With this we can now synchronize the local database (which is represented in Drush via the site alias @self) with the remote one (@develop):

Drush sql-sync
drush sql-sync @self @develop

You should see something like:

Drush sql-sync results
[drupal-example]cli-drupal:/app$ drush sql-sync @self @develop
You will destroy data in ssh.lagoon.amazeeio.cloud/drupal and replace with data from drupal.
Do you really want to continue? (y/n): y
Starting to dump database on Source.                                                                              [ok]
Database dump saved to /home/drush-backups/drupal/20180227075813/drupal_20180227_075815.sql.gz               [success]
Starting to discover temporary files directory on Destination.                                                    [ok]
You will delete files in drupal-example-develop@ssh.lagoon.amazeeio.cloud:/tmp/drupal_20180227_075815.sql.gz and replace with data from /home/drush-backups/drupal/20180227075813/drupal_20180227_075815.sql.gz
Do you really want to continue? (y/n): y
Copying dump file from Source to Destination.                                                                     [ok]
Starting to import dump file onto Destination database.

Now let's try another deployment, again an empty push:

Git push
git commit --allow-empty -m "go, go!
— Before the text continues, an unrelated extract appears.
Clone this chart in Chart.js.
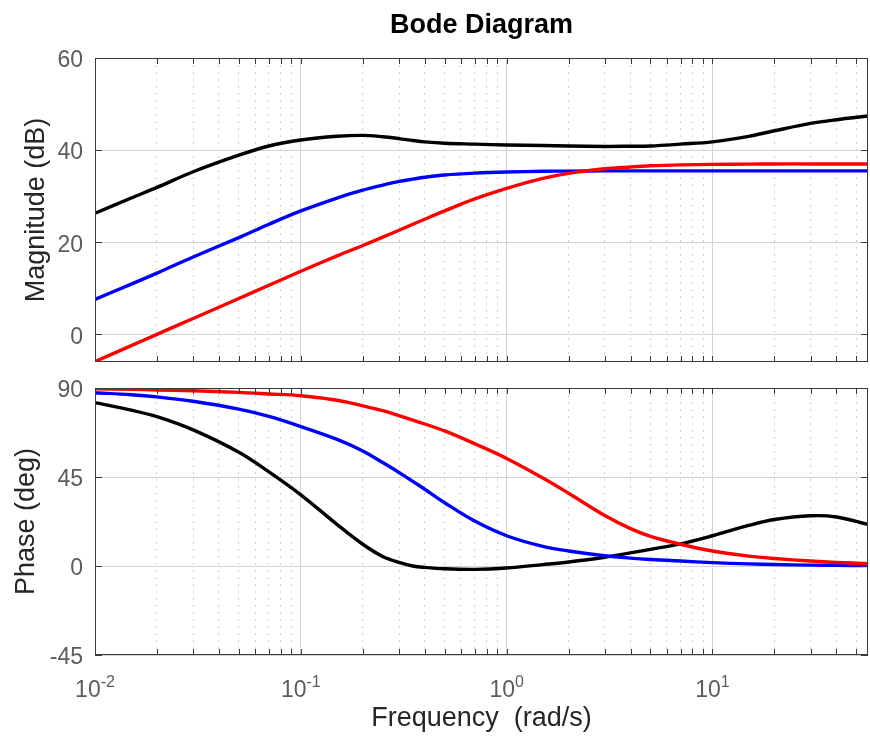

Power Rangers!"
git push

This time all should be green:

Deployment Success!

Click on the links in the notification, and you should see your Drupal site loaded in all its beauty! It will probably not have images yet, which we will handle in Step 6.

If it is still failing, check the logs link for more information.

5. Synchronize local files to the remote Lagoon environment#

You probably guessed it: we can do it with Drush:

Drush rsync
drush rsync @self:%files @develop:%files

It should show you something like:

Drush rsync results
[drupal-example]cli-drupal:/app$ drush rsync @self:%files @develop:%files
You will delete files in drupal-example-develop@ssh.lagoon.amazeeio.cloud:/app/web/sites/default/files and replace with data from /app/web/sites/default/files/
Do you really want to continue? (y/n): y

In some cases, though, it might not look correct, like here:

Drush rsync results
[drupal-example]cli-drupal:/app$ drush rsync @self:%files @develop:%files
You will delete files in drupal-example-develop@ssh.lagoon.amazeeio.cloud:'/app/web/%files' and replace with data from '/app/web/%files'/
Do you really want to continue? (y/n):

The reason for that is that the Drupal cannot resolve the path of the files directory. This most probably has to do that the Drupal is not fully configured or has a missing database. For a workaround you can use drush rsync @self:sites/default/files @develop:sites/default/files, but we suggest that you actually check your local and remote Drupal (you can test with drush status to see if the files directory is correctly configured).

6. It's done#

As soon as Lagoon is done building and deploying it will send a second notification to the chat system, like so:

Slack notification of complete deployment.

This tells you:

  • Which project has been deployed.
  • Which branch and Git SHA has been deployed.
  • A link to the full logs of the build and deployment.
  • Links to all routes (URLs) where the environment can be reached.

That's it! We hope that wasn't too hard - making devOps accessible is what we are striving for.

But wait, how about other branches or the production environment?#

That's the beauty of Lagoon: it's exactly the same: Push the branch name you defined to be your production branch and that one will be deployed.

Failure? Don't worry#

Did the deployment fail? Oh no! But we're here to help:

  1. Click on the logs link in the error notification. It will tell you where in the deployment process the failure happened.
  2. If you can't figure it out, ask your Lagoon administrator, they are here to help!